The figure began to move slowly, almost imperceptibly down the stairs. It grew from an indistinct blob into the vague shape of a tall man wearing a long black coat. A glint of metal. Davey waited for his eyes to finish adjusting to the dark and held his ground. At last the man was close enough to see and his blood ran cold. What was visible of the grey face was contorted and scarred. Some sort of metallic contraption was strapped over one eye, like a big camera lens supported by little hydraulic pistons. It twisted and twitched with tiny hisses as it focused on the old man. The other eye sparkled under the faint outline of an eyebrow as if laughing at some inner joke. Davey bunched his fists.
'What do you want from me?' he asked.
'You're holding it,' the man said, pointing at the casket in Davey's hands. Davey saw that beyond the black glove, his wrist was also covered in twisted, melted skin. There was something else under the sleeve, something with buttons. He had begun experimenting on himself after the accident, they said. When there had been no news, Davey had assumed something had gone wrong, that the man had damaged his own brain beyond repair and was dribbling in a corner somewhere. He had finally been free. Yet here he was, not damaged - changed yes, but not damaged. He shuddered at the metallic glint as the man lifted his gaze from the casket to look at Davey, that clear blue staring eye.

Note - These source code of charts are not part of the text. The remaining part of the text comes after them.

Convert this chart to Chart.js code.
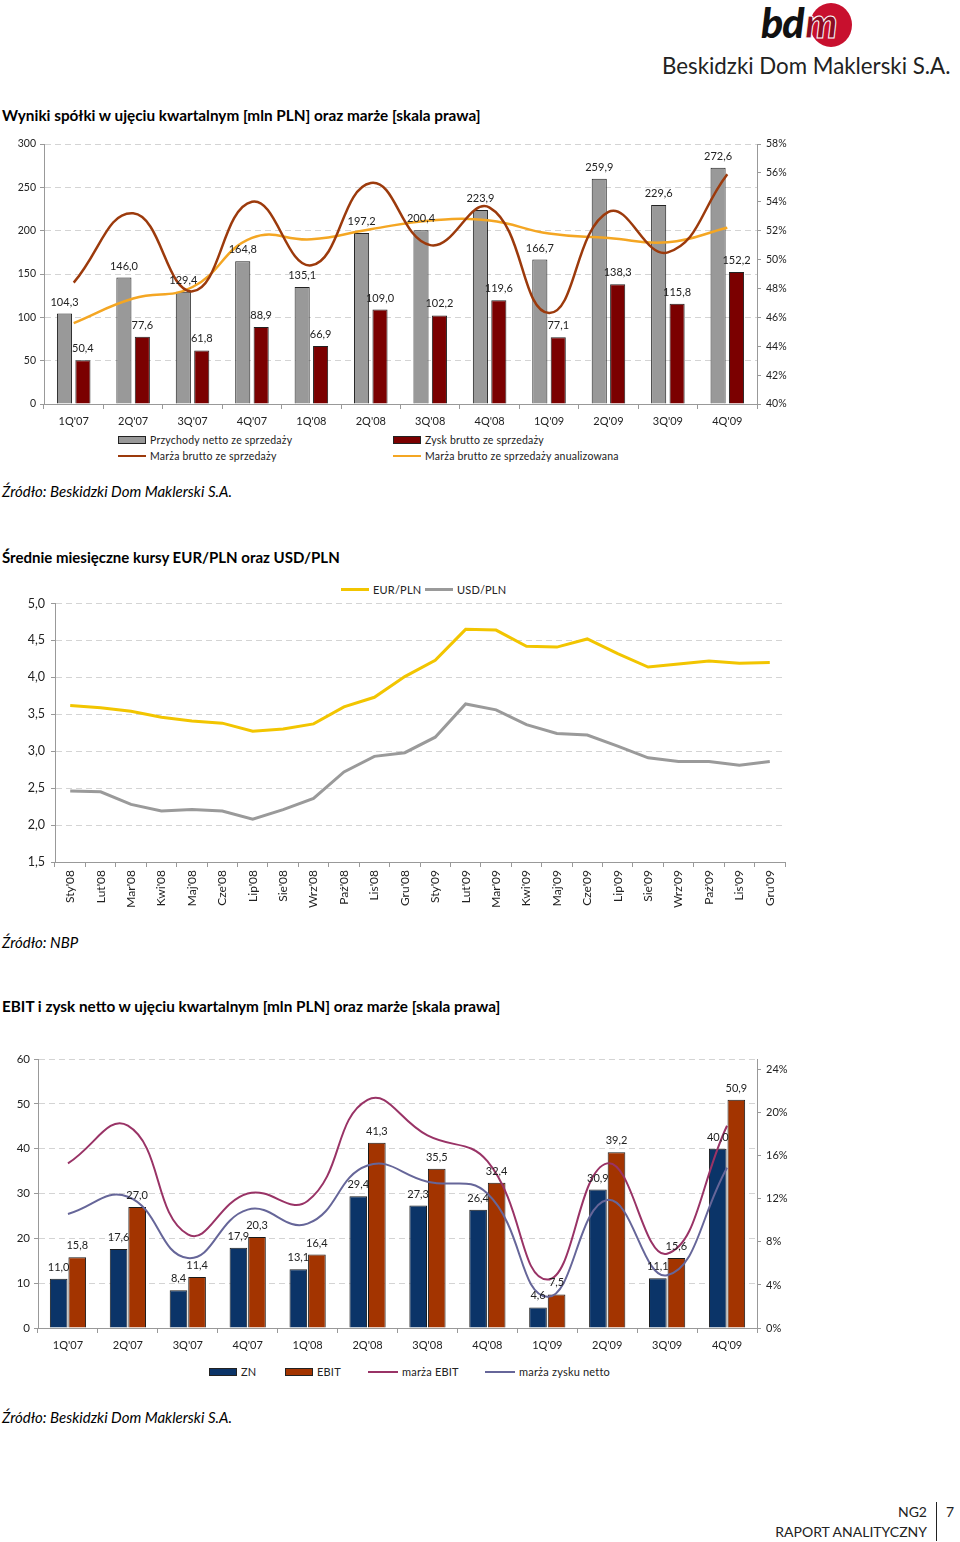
<!DOCTYPE html>
<html lang="pl">
<head>
<meta charset="UTF-8">
<title>NG2 - raport analityczny</title>
<script src="https://cdn.jsdelivr.net/npm/chart.js@4.4.1/dist/chart.umd.min.js"></script>
<style>
body{margin:0;background:#fff;font-family:Lato,sans-serif;color:#111}
#page{position:relative;width:960px;height:1542px;overflow:hidden}
.abs{position:absolute}
.title{position:absolute;left:2px;font-weight:bold;font-size:15.3px;color:#000}
.src{position:absolute;left:2px;font-style:italic;font-size:15px;color:#000}
.lg{position:absolute;font-size:10.5px;color:#222;display:flex;align-items:center;white-space:nowrap;letter-spacing:0.2px}
.lg i{display:inline-block;margin-right:4px}
.box{width:26px;height:6px;border:1px solid #222}
.ln{width:28px;height:0;border-top:2.5px solid}
canvas{position:absolute;left:0}
</style>
</head>
<body>
<div id="page">
  <!-- logo -->
  <div class="abs" style="left:810px;top:3px;width:42px;height:44px;border-radius:50%;background:#c8102e"></div>
  <div class="abs" style="left:761px;top:-2px;font:italic 900 41px Lato;color:#111;letter-spacing:-1px">bd</div>
  <div class="abs" style="left:805px;top:-2px;font:italic 900 41px Lato;color:#8a0c22;-webkit-text-stroke:1px #fff">m</div>
  <div class="abs" style="left:662px;top:52px;font-size:22.3px;color:#222">Beskidzki Dom Maklerski S.A.</div>

  <div class="title" style="top:106px">Wyniki spółki w ujęciu kwartalnym [mln PLN] oraz marże [skala prawa]</div>
  <canvas id="c1" width="800" height="300" style="top:130px"></canvas>
  <div class="lg" style="left:118px;top:434px"><i class="box" style="background:#999"></i>Przychody netto ze sprzedaży</div>
  <div class="lg" style="left:393px;top:434px"><i class="box" style="background:#7b0000"></i>Zysk brutto ze sprzedaży</div>
  <div class="lg" style="left:118px;top:450px"><i class="ln" style="border-color:#9c3a0c"></i>Marża brutto ze sprzedaży</div>
  <div class="lg" style="left:393px;top:450px"><i class="ln" style="border-color:#f4a623"></i>Marża brutto ze sprzedaży anualizowana</div>
  <div class="src" style="top:482px">Źródło: Beskidzki Dom Maklerski S.A.</div>

  <div class="title" style="top:548px;font-size:15px">Średnie miesięczne kursy EUR/PLN oraz USD/PLN</div>
  <div class="lg" style="left:341px;top:583px;font-size:11px"><i class="ln" style="border-top-width:3px;border-color:#f2c500"></i>EUR/PLN</div>
  <div class="lg" style="left:425px;top:583px;font-size:11px"><i class="ln" style="border-top-width:3px;border-color:#9a9a9a"></i>USD/PLN</div>
  <canvas id="c2" width="800" height="330" style="top:590px"></canvas>
  <div class="src" style="top:933px">Źródło: NBP</div>

  <div class="title" style="top:997px">EBIT i zysk netto w ujęciu kwartalnym [mln PLN] oraz marże [skala prawa]</div>
  <canvas id="c3" width="800" height="315" style="top:1045px"></canvas>
  <div class="lg" style="left:209px;top:1365px;font-size:11px"><i class="box" style="background:#0b3468"></i>ZN</div>
  <div class="lg" style="left:285px;top:1365px;font-size:11px"><i class="box" style="background:#a33400"></i>EBIT</div>
  <div class="lg" style="left:368px;top:1365px;font-size:11px"><i class="ln" style="width:30px;border-top-width:2px;border-color:#993366"></i>marża EBIT</div>
  <div class="lg" style="left:485px;top:1365px;font-size:11px"><i class="ln" style="width:30px;border-top-width:2px;border-color:#666699"></i>marża zysku netto</div>
  <div class="src" style="top:1408px">Źródło: Beskidzki Dom Maklerski S.A.</div>

  <!-- footer -->
  <div class="abs" style="right:33px;top:1503px;font-size:14px;color:#222">NG2</div>
  <div class="abs" style="left:936px;top:1502px;width:1px;height:39px;background:#222"></div>
  <div class="abs" style="left:946px;top:1503px;font-size:14px;color:#222">7</div>
  <div class="abs" style="right:33px;top:1523px;font-size:14px;color:#222">RAPORT ANALITYCZNY</div>
</div>

<script>
// kwartały
const quarters = ["1Q'07","2Q'07","3Q'07","4Q'07","1Q'08","2Q'08","3Q'08","4Q'08","1Q'09","2Q'09","3Q'09","4Q'09"];

// wykres 1 [mln PLN] i marże [%]
const przychody = [104.3,146.0,129.4,164.8,135.1,197.2,200.4,223.9,166.7,259.9,229.6,272.6];
const zyskBrutto = [50.4,77.6,61.8,88.9,66.9,109.0,102.2,119.6,77.1,138.3,115.8,152.2];
const marzaBrutto = [48.4,53.2,47.8,54.0,49.6,55.3,51.0,53.6,46.3,53.3,50.5,55.9];
const marzaAnual = [45.6,47.3,48.1,51.5,51.4,52.1,52.7,52.7,51.8,51.5,51.2,52.2];

// wykres 2 - kursy średnie
const months = ["Sty'08","Lut'08","Mar'08","Kwi'08","Maj'08","Cze'08","Lip'08","Sie'08","Wrz'08","Paź'08","Lis'08","Gru'08",
                "Sty'09","Lut'09","Mar'09","Kwi'09","Maj'09","Cze'09","Lip'09","Sie'09","Wrz'09","Paź'09","Lis'09","Gru'09"];
const eurPln = [3.62,3.59,3.54,3.46,3.41,3.38,3.27,3.30,3.37,3.60,3.73,4.01,4.23,4.65,4.64,4.42,4.41,4.52,4.32,4.14,4.18,4.22,4.19,4.20];
const usdPln = [2.46,2.45,2.28,2.19,2.21,2.19,2.08,2.21,2.36,2.72,2.93,2.98,3.19,3.64,3.56,3.36,3.24,3.22,3.07,2.91,2.86,2.86,2.81,2.86];

// wykres 3 [mln PLN] i marże [%]
const zn = [11.0,17.6,8.4,17.9,13.1,29.4,27.3,26.4,4.6,30.9,11.1,40.0];
const ebit = [15.8,27.0,11.4,20.3,16.4,41.3,35.5,32.4,7.5,39.2,15.6,50.9];
const marzaEbit = [15.3,18.8,8.7,12.5,11.8,21.2,17.9,15.5,4.5,15.3,6.9,18.8];
const marzaZn = [10.6,12.2,6.5,11.0,9.7,15.1,13.6,12.5,2.9,11.9,4.9,14.9];
const marzaTicks = [0,4,8,12,16,20,24];

Chart.defaults.font.family = 'Lato';
Chart.defaults.color = '#222';

const fmt = v => v.toFixed(1).replace('.', ',');

// etykiety nad słupkami
const valueLabels = {
  id: 'valueLabels',
  afterDatasetsDraw(chart) {
    const ctx = chart.ctx;
    ctx.save();
    ctx.font = '11px Lato';
    ctx.fillStyle = '#222';
    ctx.textAlign = 'center';
    ctx.textBaseline = 'bottom';
    chart.data.datasets.forEach((ds, i) => {
      if (!ds.valueLabels) return;
      chart.getDatasetMeta(i).data.forEach((bar, j) => {
        ctx.fillText(fmt(ds.data[j]), bar.x, bar.y - 6);
      });
    });
    ctx.restore();
  }
};

const gridY = {color: '#d4d4d4', tickColor: '#999', tickLength: 4};
const borderY = {color: '#999', dash: [6, 4]};
const xAxis = (h, pad, fontSize) => ({
  grid: {offset: true, drawOnChartArea: false, tickLength: 5, tickColor: '#999'},
  border: {color: '#999'},
  ticks: {padding: pad, font: {size: fontSize}, autoSkip: false},
  afterFit: s => { s.height = h; }
});

// wykres 1
new Chart(document.getElementById('c1'), {
  type: 'bar',
  data: {
    labels: quarters,
    datasets: [
      {type: 'line', label: 'Marża brutto ze sprzedaży', data: marzaBrutto, yAxisID: 'y1',
       borderColor: '#9c3a0c', borderWidth: 2.5, pointRadius: 0, tension: 0.45, order: 1},
      {type: 'line', label: 'Marża brutto ze sprzedaży anualizowana', data: marzaAnual, yAxisID: 'y1',
       borderColor: '#f4a623', borderWidth: 2.5, pointRadius: 0, tension: 0.45, order: 1},
      {label: 'Przychody netto ze sprzedaży', data: przychody, backgroundColor: '#999999',
       borderColor: '#222', borderWidth: 1, valueLabels: true, order: 2,
       categoryPercentage: 0.62, barPercentage: 0.82},
      {label: 'Zysk brutto ze sprzedaży', data: zyskBrutto, backgroundColor: '#7b0000',
       borderColor: '#222', borderWidth: 1, valueLabels: true, order: 2,
       categoryPercentage: 0.62, barPercentage: 0.82}
    ]
  },
  options: {
    responsive: false, animation: false,
    layout: {padding: {top: 14}},
    plugins: {legend: {display: false}, tooltip: {enabled: false}},
    scales: {
      x: xAxis(26, 6, 11),
      y: {min: 0, max: 300, ticks: {stepSize: 50, padding: 4, font: {size: 10.5}},
          grid: gridY, border: borderY, afterFit: s => { s.width = 44; }},
      y1: {position: 'right', min: 40, max: 58,
           ticks: {stepSize: 2, padding: 5, font: {size: 10.5}, callback: v => v + '%'},
           grid: {drawOnChartArea: false, tickColor: '#999', tickLength: 4},
           border: {color: '#999'}, afterFit: s => { s.width = 43; }}
    }
  },
  plugins: [valueLabels]
});

// wykres 2
new Chart(document.getElementById('c2'), {
  type: 'line',
  data: {
    labels: months,
    datasets: [
      {label: 'EUR/PLN', data: eurPln, borderColor: '#f2c500', borderWidth: 3, pointRadius: 0, tension: 0},
      {label: 'USD/PLN', data: usdPln, borderColor: '#9a9a9a', borderWidth: 3, pointRadius: 0, tension: 0}
    ]
  },
  options: {
    responsive: false, animation: false,
    layout: {padding: {top: 13, right: 15}},
    plugins: {legend: {display: false}, tooltip: {enabled: false}},
    scales: {
      x: Object.assign(xAxis(58, 3, 12), {offset: true, ticks: {padding: 3, font: {size: 12}, autoSkip: false, minRotation: 90, maxRotation: 90}}),
      y: {min: 1.5, max: 5, ticks: {stepSize: 0.5, padding: 6, font: {size: 12.5}, callback: v => v.toFixed(1).replace('.', ',')},
          grid: gridY, border: borderY, afterFit: s => { s.width = 55; }}
    }
  }
});

// wykres 3
new Chart(document.getElementById('c3'), {
  type: 'bar',
  data: {
    labels: quarters,
    datasets: [
      {type: 'line', label: 'marża EBIT', data: marzaEbit, yAxisID: 'y1',
       borderColor: '#993366', borderWidth: 2, pointRadius: 0, tension: 0.45, order: 1},
      {type: 'line', label: 'marża zysku netto', data: marzaZn, yAxisID: 'y1',
       borderColor: '#666699', borderWidth: 2, pointRadius: 0, tension: 0.45, order: 1},
      {label: 'ZN', data: zn, backgroundColor: '#0b3468', borderColor: '#1a1a1a', borderWidth: 1,
       valueLabels: true, order: 2, categoryPercentage: 0.62, barPercentage: 0.95},
      {label: 'EBIT', data: ebit, backgroundColor: '#a33400', borderColor: '#1a1a1a', borderWidth: 1,
       valueLabels: true, order: 2, categoryPercentage: 0.62, barPercentage: 0.95}
    ]
  },
  options: {
    responsive: false, animation: false,
    layout: {padding: {top: 14}},
    plugins: {legend: {display: false}, tooltip: {enabled: false}},
    scales: {
      x: xAxis(32, 6, 11),
      y: {min: 0, max: 60, ticks: {stepSize: 10, padding: 4, font: {size: 11.5}},
          grid: gridY, border: borderY, afterFit: s => { s.width = 38; }},
      y1: {position: 'right', min: 0, max: 25,
           ticks: {padding: 5, font: {size: 11}, callback: v => v + '%'},
           afterBuildTicks: s => { s.ticks = marzaTicks.map(v => ({value: v})); },
           grid: {drawOnChartArea: false, tickColor: '#999', tickLength: 4},
           border: {color: '#999'}, afterFit: s => { s.width = 43; }}
    }
  },
  plugins: [valueLabels]
});
</script>
</body>
</html>
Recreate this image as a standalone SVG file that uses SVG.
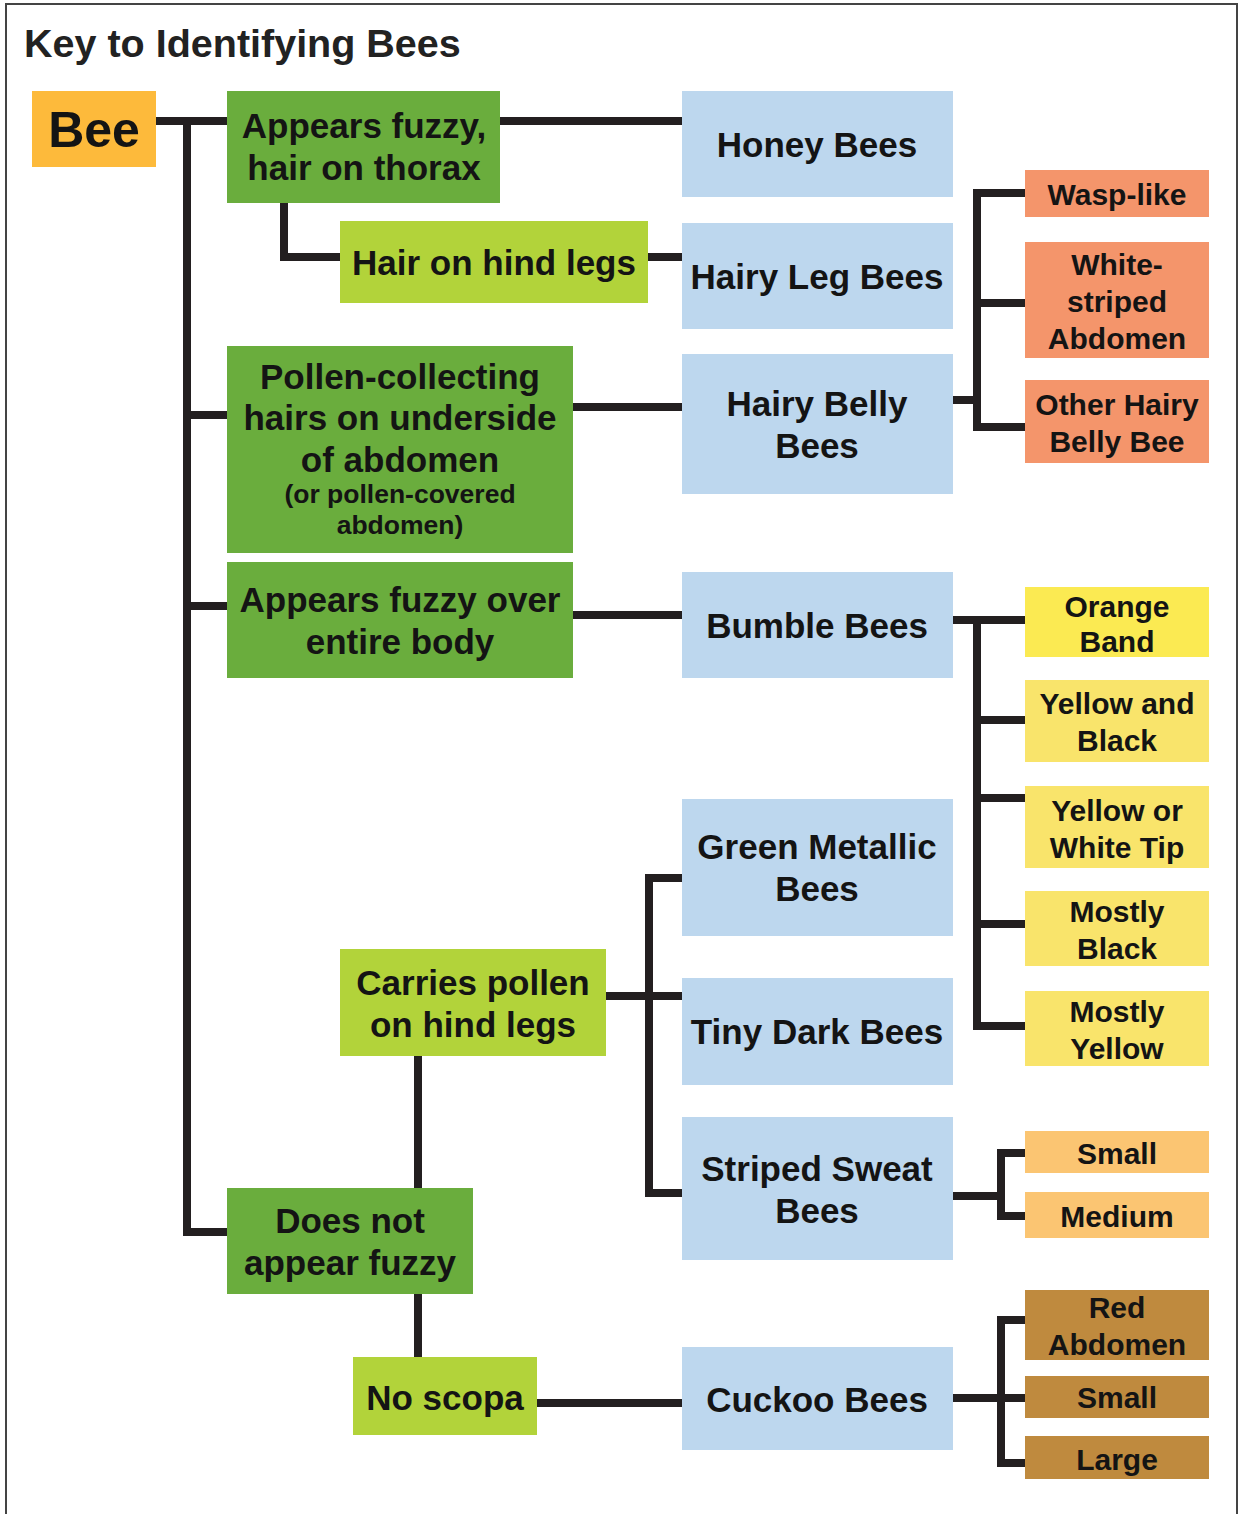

'This?' Davey looked down at the box as if seeing it for the first time. The secrets of history. Seekers. The world turning in infinite circles. The neverending terror. 'It's nothing.' He said, backing away. 'Just a bunch of old letters, you wouldn't want -'
'I know what it is,' the man snapped. 'Why else would you be down here, in this -' He made a sweeping gesture, indicating the dusty basement, '- this crypt? Yes, the clock is remarkable - your finest work I dare say - but did you really think I would not find you? Did you think that we would not seek you out and make you give us the boy? I was too blinded by my own work, but I knew you would lead me to them in the end.' He beckoned Davey forwards with a gloved hand. 'Come on now, don't be foolish.'
'I - I don't think so. Tell me what you've done with Billy, then we'll talk.'
'Don't be foolish, old man.'
By now the figure loomed above him, edging closer and closer in the shadows. The old man drew himself up, bracing his heel against the wall.
'What are you going to do?' Davey said, crouching slightly, lowering his center of gravity.
'I'm going to set things right, at last!' the man shouted and launched himself off the stairs.